▶ [To be done]:
Identify each line below that contains the word "this", and copy it out.

▶ [Data lines]:
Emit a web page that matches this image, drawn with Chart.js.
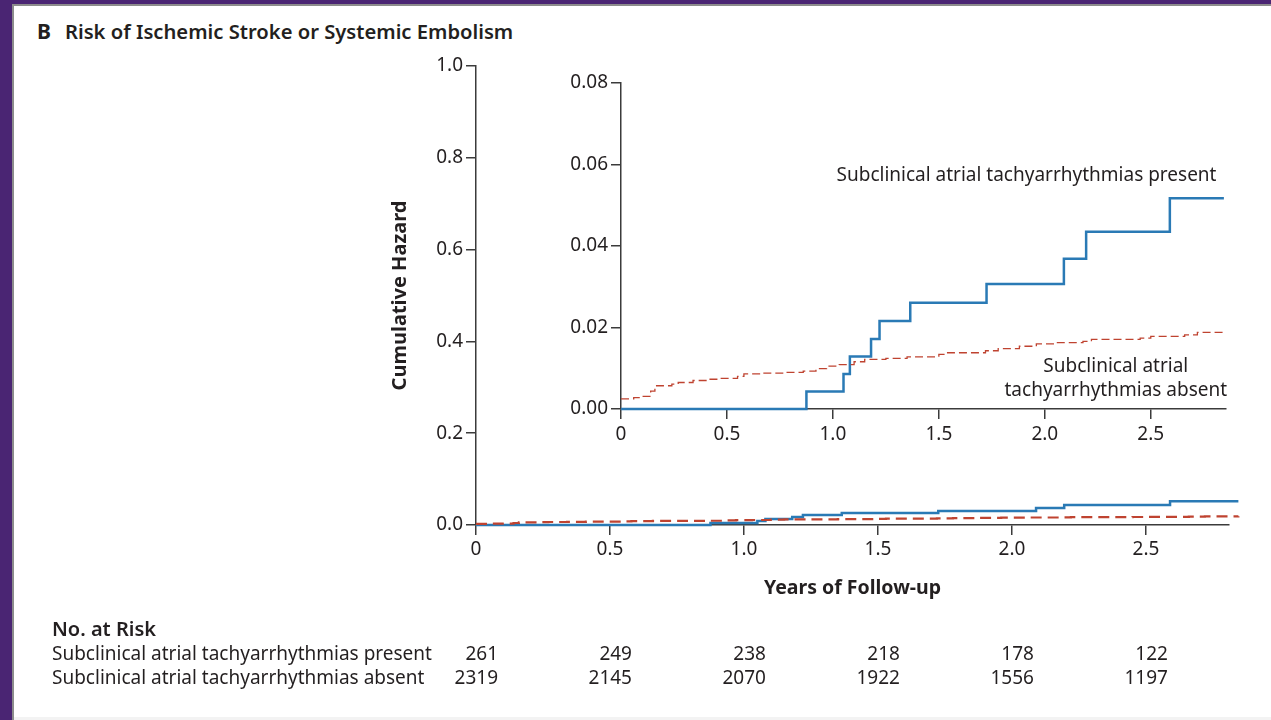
<!DOCTYPE html>
<html>
<head>
<meta charset="utf-8">
<script src="https://cdn.jsdelivr.net/npm/chart.js@4.4.1/dist/chart.umd.min.js"></script>
<style>
html,body{margin:0;padding:0;}
body{width:1271px;height:720px;background:#4a2573;position:relative;overflow:hidden;font-family:"Noto Sans",sans-serif;}
#panel{position:absolute;left:12px;top:4px;width:1259px;height:716px;background:#fff;border-left:2px solid #8c8c8c;border-top:2px solid #8c8c8c;box-sizing:border-box;}
#foot{position:absolute;left:14px;top:717px;width:1257px;height:3px;background:#f3f3f3;}
#main{position:absolute;left:0;top:0;}
#inset{position:absolute;left:540px;top:60px;}
#title{position:absolute;left:37px;top:17px;font-size:20.2px;font-weight:600;color:#231f20;white-space:nowrap;}
#title b{font-weight:700;font-size:21px;margin-right:14px;}
</style>
</head>
<body>
<div id="panel"></div>
<div id="foot"></div>
<div id="title"><b>B</b>Risk of Ischemic Stroke or Systemic Embolism</div>
<canvas id="main" width="1271" height="720"></canvas>
<canvas id="inset" width="731" height="400"></canvas>
<script>
// ---------------- data ----------------
const xTicks = [0, 0.5, 1.0, 1.5, 2.0, 2.5];
const mainYTicks = [0, 0.2, 0.4, 0.6, 0.8, 1.0];
const insetYTicks = [0, 0.02, 0.04, 0.06, 0.08];

const groups = ['Subclinical atrial tachyarrhythmias present', 'Subclinical atrial tachyarrhythmias absent'];

const presentTimes  = [0, 0.875, 1.05, 1.08, 1.18, 1.22, 1.365, 1.725, 2.09, 2.195, 2.59, 2.845];
const presentHazard = [0, 0.0043, 0.0086, 0.0129, 0.0172, 0.0216, 0.0261, 0.0307, 0.0369, 0.0435, 0.0517, 0.0517];

const absentTimes  = [0, 0.06, 0.10, 0.14, 0.16, 0.24, 0.27, 0.34, 0.41, 0.47, 0.55, 0.58, 0.66, 0.78, 0.86, 0.92, 0.97, 1.03, 1.10, 1.15, 1.25, 1.35, 1.50, 1.53, 1.72, 1.78, 1.88, 1.96, 2.05, 2.18, 2.22, 2.45, 2.50, 2.66, 2.72, 2.845];
const absentHazard = [0.0025, 0.0028, 0.0031, 0.0044, 0.0057, 0.0061, 0.0065, 0.0070, 0.0073, 0.0075, 0.0080, 0.0086, 0.0088, 0.0090, 0.0093, 0.0099, 0.0105, 0.0109, 0.0116, 0.0122, 0.0124, 0.0128, 0.0134, 0.0138, 0.0143, 0.0148, 0.0154, 0.0160, 0.0163, 0.0166, 0.0171, 0.0174, 0.0178, 0.0182, 0.0188, 0.0190];

const riskPresent = [261, 249, 238, 218, 178, 122];
const riskAbsent  = [2319, 2145, 2070, 1922, 1556, 1197];

// ---------------- styles ----------------
const INK = '#231f20';
const AXIS = '#3b3b3b';
const BLUE = '#2a7ab5';
const RED = '#bf4330';
const FONT = '"Noto Sans", sans-serif';

const pts = (ts, vs) => ts.map((t, i) => ({x: t, y: vs[i]}));
const xLabel = v => v === 0 ? '0' : v.toFixed(1);

function axisCommon(extra) {
  return Object.assign({
    type: 'linear',
    grid: {drawOnChartArea: false, drawTicks: true, tickLength: 10, tickColor: AXIS, lineWidth: 1.5},
    border: {color: AXIS, width: 1.5},
  }, extra);
}

// No. at Risk table, columns placed by the main x scale
const riskTable = {
  id: 'riskTable',
  afterDraw(chart) {
    const ctx = chart.ctx, xs = chart.scales.x;
    ctx.save();
    ctx.fillStyle = INK;
    ctx.textBaseline = 'middle';
    ctx.textAlign = 'left';
    ctx.font = '600 20px ' + FONT;
    ctx.fillText('No. at Risk', 52, 630);
    ctx.font = '19px ' + FONT;
    [riskPresent, riskAbsent].forEach((row, r) => {
      const y = 655 + r * 24;
      ctx.textAlign = 'left';
      ctx.fillText(groups[r], 52, y);
      ctx.textAlign = 'right';
      row.forEach((n, i) => ctx.fillText(String(n), xs.getPixelForValue(xTicks[i]) + 22, y));
    });
    ctx.restore();
  }
};

// curve labels in the inset
const insetLabels = {
  id: 'insetLabels',
  afterDraw(chart) {
    const ctx = chart.ctx, xs = chart.scales.x, ys = chart.scales.y;
    ctx.save();
    ctx.fillStyle = INK;
    ctx.textBaseline = 'middle';
    ctx.font = '19px ' + FONT;
    ctx.textAlign = 'right';
    ctx.fillText(groups[0], xs.getPixelForValue(2.81), ys.getPixelForValue(0.0572));
    ctx.textAlign = 'center';
    ctx.fillText('Subclinical atrial', xs.getPixelForValue(2.335), ys.getPixelForValue(0.0103));
    ctx.fillText('tachyarrhythmias absent', xs.getPixelForValue(2.335), ys.getPixelForValue(0.0044));
    ctx.restore();
  }
};

// ---------------- main chart ----------------
new Chart(document.getElementById('main'), {
  type: 'line',
  data: {
    datasets: [
      {data: pts(absentTimes, absentHazard), borderColor: RED, borderWidth: 2.2, borderDash: [11, 6], stepped: true, pointRadius: 0, clip: false},
      {data: pts(presentTimes, presentHazard), borderColor: BLUE, borderWidth: 2.5, stepped: true, pointRadius: 0, clip: false}
    ]
  },
  options: {
    responsive: false, animation: false, events: [],
    layout: {padding: {left: 384, top: 66, right: 42, bottom: 120}},
    plugins: {legend: {display: false}, tooltip: {enabled: false}},
    scales: {
      x: axisCommon({
        min: 0, max: 2.81,
        afterBuildTicks: s => { s.ticks = xTicks.map(v => ({value: v})); },
        afterFit: s => { s.height = 75; },
        ticks: {padding: 3, color: INK, font: {family: FONT, size: 19}, callback: xLabel, maxRotation: 0, autoSkip: false},
        title: {display: true, text: 'Years of Follow-up', color: INK, font: {family: FONT, size: 19.5, weight: '700'}, padding: {top: 0, bottom: 0}}
      }),
      y: axisCommon({
        min: 0, max: 1.0,
        afterBuildTicks: s => { s.ticks = mainYTicks.map(v => ({value: v})); },
        afterFit: s => { s.width = 92; },
        ticks: {padding: 3, color: INK, font: {family: FONT, size: 19}, callback: v => v.toFixed(1)},
        title: {display: true, text: 'Cumulative Hazard', color: INK, font: {family: FONT, size: 20, weight: '700'}, padding: {top: 4, bottom: 0}}
      })
    }
  },
  plugins: [riskTable]
});

// ---------------- inset chart ----------------
new Chart(document.getElementById('inset'), {
  type: 'line',
  data: {
    datasets: [
      {data: pts(absentTimes, absentHazard), borderColor: RED, borderWidth: 1.3, borderDash: [8, 4], stepped: true, pointRadius: 0, clip: false},
      {data: pts(presentTimes, presentHazard), borderColor: BLUE, borderWidth: 2.5, stepped: true, pointRadius: 0, clip: false}
    ]
  },
  options: {
    responsive: false, animation: false, events: [],
    layout: {padding: {left: 0, top: 23, right: 45, bottom: 0}},
    plugins: {legend: {display: false}, tooltip: {enabled: false}},
    scales: {
      x: axisCommon({
        min: 0, max: 2.855,
        afterBuildTicks: s => { s.ticks = xTicks.map(v => ({value: v})); },
        afterFit: s => { s.height = 51; },
        ticks: {padding: 4, color: INK, font: {family: FONT, size: 19}, callback: xLabel, maxRotation: 0, autoSkip: false}
      }),
      y: axisCommon({
        min: 0, max: 0.08,
        afterBuildTicks: s => { s.ticks = insetYTicks.map(v => ({value: v})); },
        afterFit: s => { s.width = 81; },
        ticks: {padding: 3, color: INK, font: {family: FONT, size: 19}, callback: v => v.toFixed(2)}
      })
    }
  },
  plugins: [insetLabels]
});
</script>
</body>
</html>
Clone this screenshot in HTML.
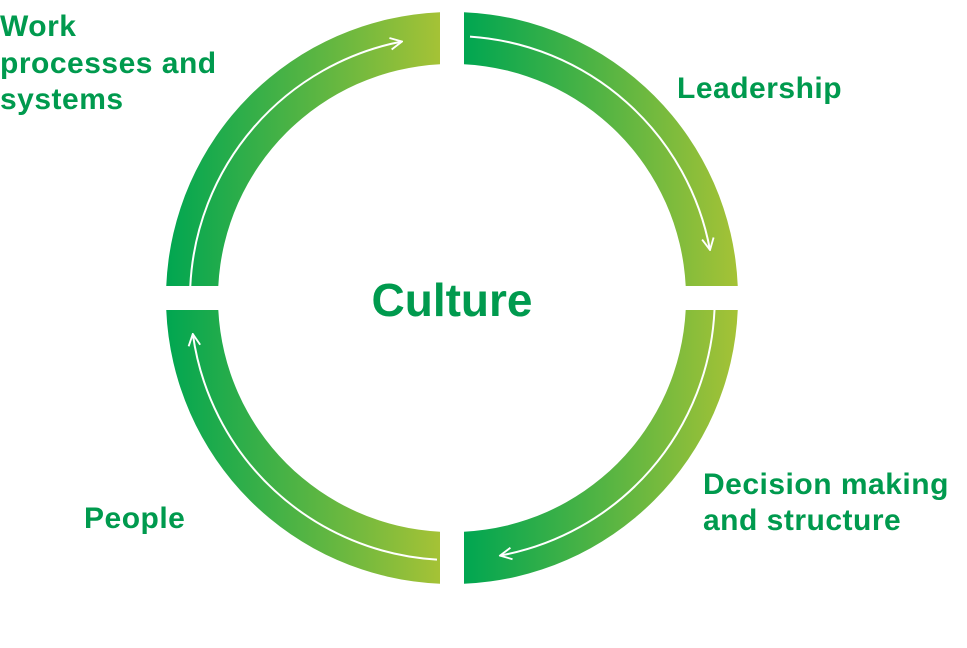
<!DOCTYPE html>
<html><head><style>
html,body{margin:0;padding:0;background:#fff;}
svg{display:block;}
text{font-family:"Liberation Sans",sans-serif;font-weight:bold;fill:#009a4e;}
.l{font-size:30px;letter-spacing:0.5px;}
</style></head><body>
<svg width="967" height="648" viewBox="0 0 967 648" xmlns="http://www.w3.org/2000/svg">
<defs>
<linearGradient id="gL" gradientUnits="userSpaceOnUse" x1="166" y1="0" x2="440" y2="0">
<stop offset="0" stop-color="#00a651"/><stop offset="1" stop-color="#a5c236"/></linearGradient>
<linearGradient id="gR" gradientUnits="userSpaceOnUse" x1="464" y1="0" x2="738" y2="0">
<stop offset="0" stop-color="#00a651"/><stop offset="1" stop-color="#a5c236"/></linearGradient>
<marker id="ah" viewBox="0 0 12 12" refX="11" refY="6" markerWidth="14" markerHeight="14" markerUnits="userSpaceOnUse" orient="auto">
<path d="M1,1 L11,6 L1,11" fill="none" stroke="#fff" stroke-width="1.6"/></marker>
</defs>
<path d="M166.25,286 A286,286 0 0 1 440,12.25 L440,64.3 A234,234 0 0 0 218.3,286 Z" fill="url(#gL)"/>
<path d="M464,12.25 A286,286 0 0 1 737.75,286 L685.7,286 A234,234 0 0 0 464,64.3 Z" fill="url(#gR)"/>
<path d="M737.75,310 A286,286 0 0 1 464,583.75 L464,531.7 A234,234 0 0 0 685.7,310 Z" fill="url(#gR)"/>
<path d="M440,583.75 A286,286 0 0 1 166.25,310 L218.3,310 A234,234 0 0 0 440,531.7 Z" fill="url(#gL)"/>
<g fill="none" stroke="#fff" stroke-width="2">
<path d="M190.3,286 A262,262 0 0 1 402,41.5" marker-end="url(#ah)"/>
<path d="M470,36.6 A262,262 0 0 1 710,250" marker-end="url(#ah)"/>
<path d="M714.5,310 A262,262 0 0 1 500,555.6" marker-end="url(#ah)"/>
<path d="M437,559.6 A262,262 0 0 1 192.8,334" marker-end="url(#ah)"/>
</g>
<text class="l" x="0" y="36">Work</text>
<text class="l" x="0" y="73">processes and</text>
<text class="l" x="0" y="109">systems</text>
<text class="l" x="677" y="98">Leadership</text>
<text class="l" x="703" y="494">Decision making</text>
<text class="l" x="703" y="530">and structure</text>
<text class="l" x="84" y="528">People</text>
<text x="452" y="316" font-size="46" text-anchor="middle">Culture</text>
</svg>
</body></html>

▶ [In response]:
Emit a web page that matches this image, drawn with Chart.js.
Clone this screenshot in HTML.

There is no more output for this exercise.